- Looking north along the beachfront shacks
- Middle Beach
- Coordinates: 34°36′27″S 138°24′38″E﻿ / ﻿34.607565°S 138.410588°E
- Population: 94 (SAL 2021)
- Established: 5 June 1997 (locality)
- Postcode(s): 5501
- Time zone: ACST (UTC+9:30)
- • Summer (DST): ACST (UTC+10:30)
- Location: 40 km (25 mi) from Adelaide
- LGA(s): Adelaide Plains Council
- Region: Barossa Light and Lower North
- County: Gawler
- State electorate(s): Taylor
- Federal division(s): Grey
| Mean max temp | Mean min temp | Annual rainfall |
| 22.7 °C 73 °F | 11.2 °C 52 °F | 431.0 mm 17 in |
Localities around Middle Beach:
| Gulf St Vincent | Lower Light | Korunye Two Wells |
| Gulf St Vincent | Middle Beach | Two Wells |
| Gulf St Vincent | Port Gawler | Port Gawler |
- Footnotes: Adjoining localities

= Middle Beach, South Australia =

Middle Beach is a small town in South Australia located about 40 km northwest of the Adelaide city centre in the State of Southern Australia. It is located in the Adelaide Plains Council.

As of 2021, the population of Middle Beach was 94.

==Demographics==

The 2006 Census by the Australian Bureau of Statistics counted 366 persons on Middle Beach on census night. Of these, 55.2% were male and 44.8% were female.

The majority of residents (66.1%) are of Australian birth, with other common census responses being England (4.6%) and Netherlands (3.0%).

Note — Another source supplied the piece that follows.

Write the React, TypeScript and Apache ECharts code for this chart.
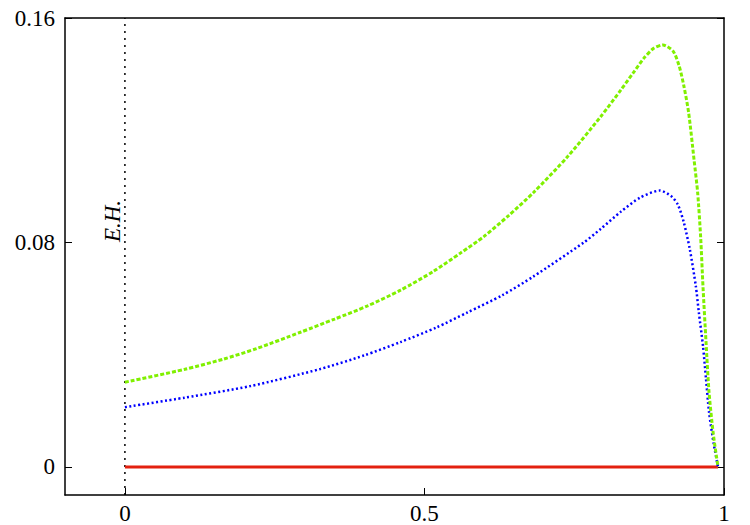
import React, { useEffect, useRef } from "react";
import * as echarts from "echarts";

const xTickValues = [0, 0.5, 1];
const yTickValues = [0, 0.08, 0.16];

const greenCurve: [number, number][] = [
  [0, 0.0302], [0.1, 0.0348], [0.164, 0.0384], [0.22, 0.0422], [0.293, 0.048],
  [0.35, 0.0527], [0.405, 0.0574], [0.46, 0.063], [0.515, 0.0697], [0.56, 0.0762],
  [0.599, 0.0821], [0.64, 0.0895], [0.682, 0.0978], [0.739, 0.1106], [0.794, 0.1248],
  [0.828, 0.1344], [0.849, 0.1406], [0.866, 0.1456], [0.882, 0.1491], [0.898, 0.1504],
  [0.915, 0.1482], [0.925, 0.143], [0.933, 0.1358], [0.941, 0.1262], [0.95, 0.1095],
  [0.956, 0.0978], [0.961, 0.082], [0.965, 0.064], [0.97, 0.0445], [0.975, 0.0267],
  [0.982, 0.012], [0.99, 0],
];

const blueCurve: [number, number][] = [
  [0, 0.0213], [0.1, 0.0247], [0.209, 0.0288], [0.326, 0.0349], [0.4, 0.0398],
  [0.46, 0.0445], [0.52, 0.0497], [0.572, 0.0551], [0.63, 0.0612], [0.682, 0.0679],
  [0.766, 0.08], [0.794, 0.0848], [0.828, 0.091], [0.86, 0.096], [0.893, 0.0985],
  [0.912, 0.0965], [0.923, 0.0935], [0.933, 0.0871], [0.943, 0.0775], [0.953, 0.0644],
  [0.958, 0.0551], [0.965, 0.043], [0.97, 0.0313], [0.975, 0.0196], [0.983, 0.008],
  [0.99, 0],
];

const redCurve: [number, number][] = [[0, 0], [0.99, 0]];

const horizonLine: [number, number][] = [[0, -0.01], [0, 0.16]];

export default function App() {
  const ref = useRef<HTMLDivElement>(null);
  useEffect(() => {
    document.body.style.margin = "0";
    const chart = echarts.init(ref.current!, null, { renderer: "svg" });
    const font = "Liberation Serif";
    const axisLine = { show: true, onZero: false, lineStyle: { color: "#000", width: 1.5 } };
    const labelStyle = { color: "#000", fontFamily: font, fontSize: 23 };
    chart.setOption({
      animation: false,
      backgroundColor: "#fff",
      textStyle: { fontFamily: font, fontSize: 23 },
      grid: { left: 65, top: 18, right: 26, bottom: 30, containLabel: false },
      xAxis: [
        {
          type: "value", min: -0.1, max: 1, position: "bottom",
          axisLine,
          splitLine: { show: false },
          axisTick: { show: true, inside: true, length: 7, customValues: xTickValues, lineStyle: { color: "#000", width: 1 } },
          axisLabel: { show: true, customValues: xTickValues, margin: 7, ...labelStyle,
            formatter: (v: number) => String(v) },
        },
        {
          type: "value", min: -0.1, max: 1, position: "top",
          axisLine, splitLine: { show: false }, axisTick: { show: false }, axisLabel: { show: false },
        },
      ],
      yAxis: [
        {
          type: "value", min: -0.01, max: 0.16, position: "left",
          axisLine, splitLine: { show: false },
          axisTick: { show: true, inside: true, length: 7, customValues: yTickValues, lineStyle: { color: "#000", width: 1 } },
          axisLabel: { show: true, customValues: yTickValues, margin: 10, ...labelStyle,
            formatter: (v: number) => String(v) },
        },
        {
          type: "value", min: -0.01, max: 0.16, position: "right",
          axisLine, splitLine: { show: false },
          axisTick: { show: true, inside: true, length: 7, customValues: yTickValues, lineStyle: { color: "#000", width: 1 } },
          axisLabel: { show: false },
        },
      ],
      series: [
        {
          type: "line", data: horizonLine, showSymbol: false, symbol: "none",
          lineStyle: { color: "#000", width: 1.5, type: [2, 5] },
        },
        {
          type: "line", data: redCurve, showSymbol: false, symbol: "none",
          lineStyle: { color: "#e3200f", width: 3 },
        },
        {
          type: "line", data: blueCurve, showSymbol: false, symbol: "none", smooth: 0.25,
          lineStyle: { color: "#0000ff", width: 2.5, type: [2, 2.5] },
        },
        {
          type: "line", data: greenCurve, showSymbol: false, symbol: "none", smooth: 0.25,
          lineStyle: { color: "#80f000", width: 3, type: [4, 2] },
        },
      ],
      graphic: [
        {
          type: "text", x: 112, y: 221, rotation: Math.PI / 2,
          style: { text: "E.H.", font: "italic 23px 'Liberation Serif'", fill: "#000",
            align: "center", verticalAlign: "middle" },
        },
      ],
    });
    return () => chart.dispose();
  }, []);
  return <div ref={ref} style={{ width: 750, height: 525 }} />;
}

The age distribution of Middle Beach residents is comparable to that of the greater Australian population. 68.8% of residents were over 25 years in 2006, compared to the Australian average of 66.5%; and 31.2% were younger than 25 years, compared to the Australian average of 33.5%.

==Community==
The local newspaper is the Plains Producer.

==Attractions==
Middle Beach is notable for its samphire swamplands and fishing in the mangroves. A boat ramp and small creek are located at the southern end of the shellgrit beach.

==Transport==
Middle Beach is located beside Port Wakefield Road.